Our company sustainability goals are multifaceted. First, we’re privileged to base our facilities in Berkeley, California. Being in Berkeley comes with specific commitments to run our business in a sustainable way, particularly as a manufacturer with both a warehouse and workplace onsite. In that context the company continues to move forward, adhering to California’s Green Business guidelines, doing what we can to be good members of the community in Berkeley, and staying true to our core company values.

On the engineering side of things, we try to make sure that those sustainable values are baked into updates to our manufacturing line and into the useful life of our products, making sure that they operate as long as possible and their lifecycle extends to secondary uses.

With every new product, we’re trying to get the most out of the smallest amount of raw materials. We want to make sure that we are not over-consuming in our designs.

Another side is power consumption. We want to make sure every new product we make is more efficient than the last, so you can use less power to get better output and get higher sound output in a smaller package.

It’s about really making sure, from the very beginning of the design phase, to consider a product’s performance as an individual unit and in the context of the number of products needed to put on a tour, a festival, or a permanent install.

How are you incorporating these sustainability goals into your engineering work?

It’s all about holistic design. We need to be baking these sustainability values in right from the concept stage and not compromising on them. Then, what we end up with is a product that has been thoughtfully and intentionally designed from start to finish.

What makes Meyer Sound products more energy-efficient than other alternatives and why are self-powered solutions important?

One of the advantages of being self-powered, which is an integral Meyer Sound value, is that we know exactly what amplifier and power supplies are driving our product.

The thing that makes self-powered so special with regard to power consumption is that the efficiency is tied to the entire speaker package. We know what is going in and we know that it’s taking less power and we know exactly what we’re getting out. With our PANTHER large-format linear array loudspeaker, for example, we’re able to reduce power draw by 20% compared to previous generation systems.

How do products like PANTHER and the 2100-LFC low-frequency control element contribute to reducing transport emissions?

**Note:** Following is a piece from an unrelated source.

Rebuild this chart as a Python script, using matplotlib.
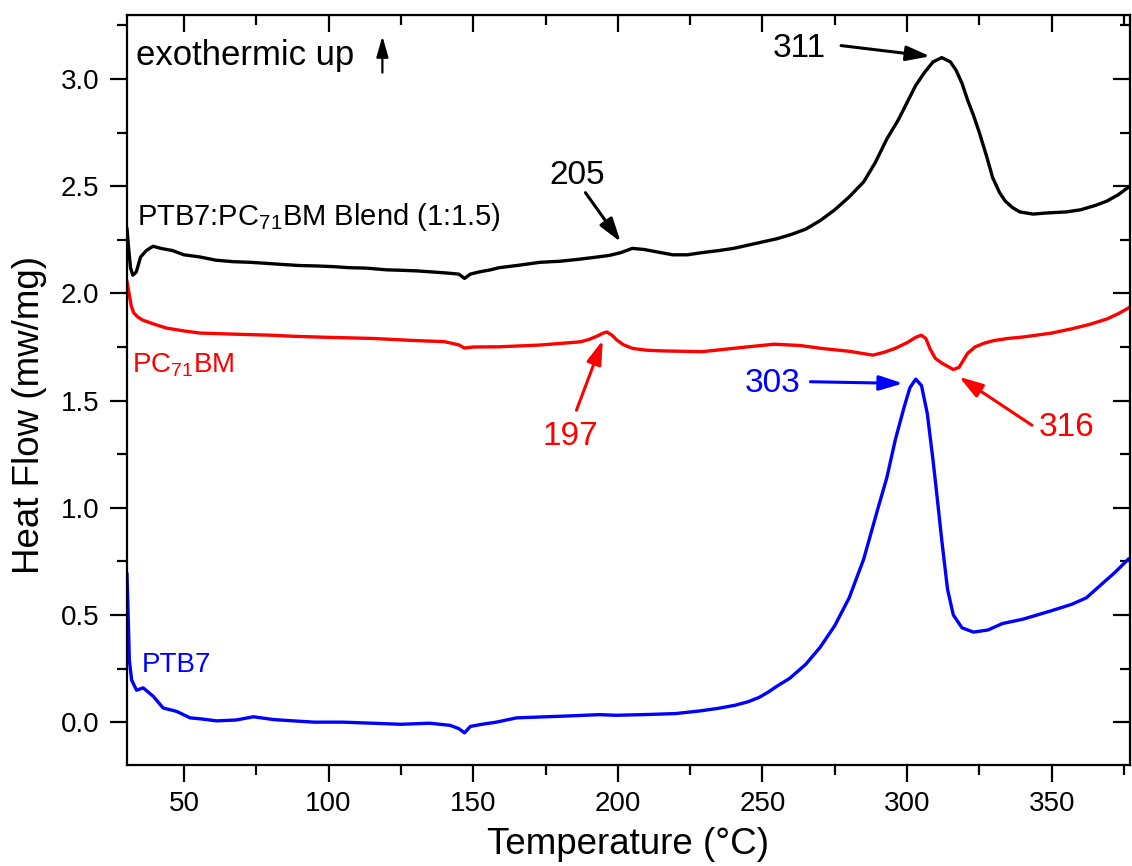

PANTHER and the 2100 LFC were both designed to take up as little physical space as possible, with dimensions that are ideal for fitting in trucks around the world.

You could have a speaker of the same volume that works acoustically but its dimensions could be off in a way that your system doesn’t fit well in a truck, meaning you would need a second truck. Again, it goes back to a holistic design process.

PANTHER produces a maximum output of 150 dB SPL, yet weighs only 150 pounds. How does its reduced weight impact energy use and ground transportation emissions?

For larger PA products, once you hit a certain weight and size threshold, things get more complicated.

For a tour that is going from stadium to stadium or arena to arena, a system’s weight increase may be linear, but it can require an exponential increase in resources. And resources directly equate to emissions.

If you need, say, a secondary motor to hang an array, then that’s another motor that you have to transport. If you can cut that requirement, that’s a direct reduction of both physical resources and energy resources to power that motor. That can only be done by reducing system weight and size.

As far as fuel efficiency, for larger vehicles, such as semis, the more weight that vehicle is carrying across the country, the more fuel is going be consumed, and more emissions are emitted.

From the beginning of the design cycle, you can say, “We’re going to decrease this speaker’s weight, and we know that this is going to affect everything that this speaker interacts with in a positive way.”

How do Meyer Sound products support the sustainability efforts of installs?

There are a few different ways to think about it. One is the energy draw to power the speakers, but it’s important to consider the type of installation — the number of people that are needed, the energy needed for the physical infrastructure — and its potential lifecycle.

Sustainably-minded venues place importance on the lifetime of the product. They don’t want to be replacing things every other year just because they can. Meyer Sound products are built to last.

Does Meyer Sound work with sustainability partners?

Absolutely. Two of our biggest collaborators in the sustainability space are Sustainability in AV (SAVe) and Sound Future. SAVe helps our industry understand and achieve the UN’s 2030 Agenda for Sustainable Development goals, and serves as a bridge to like-minded industries, NGOs, and partners. We sponsored their March conference at UCLA, and we are really excited to continue to work with them toward meeting broader climate goals.

We are working with Sound Future, a nonprofit that uses the power of live events as a catalyst for climate innovation, to evaluate the difference we’re striving to make and how that correlates to real life. With organizations like Sound Future, we really want to be optimising our data; then we are able to demonstrate that we aren’t just talking about this, we’re making significant, quantifiable steps in the right direction with sustainability in mind.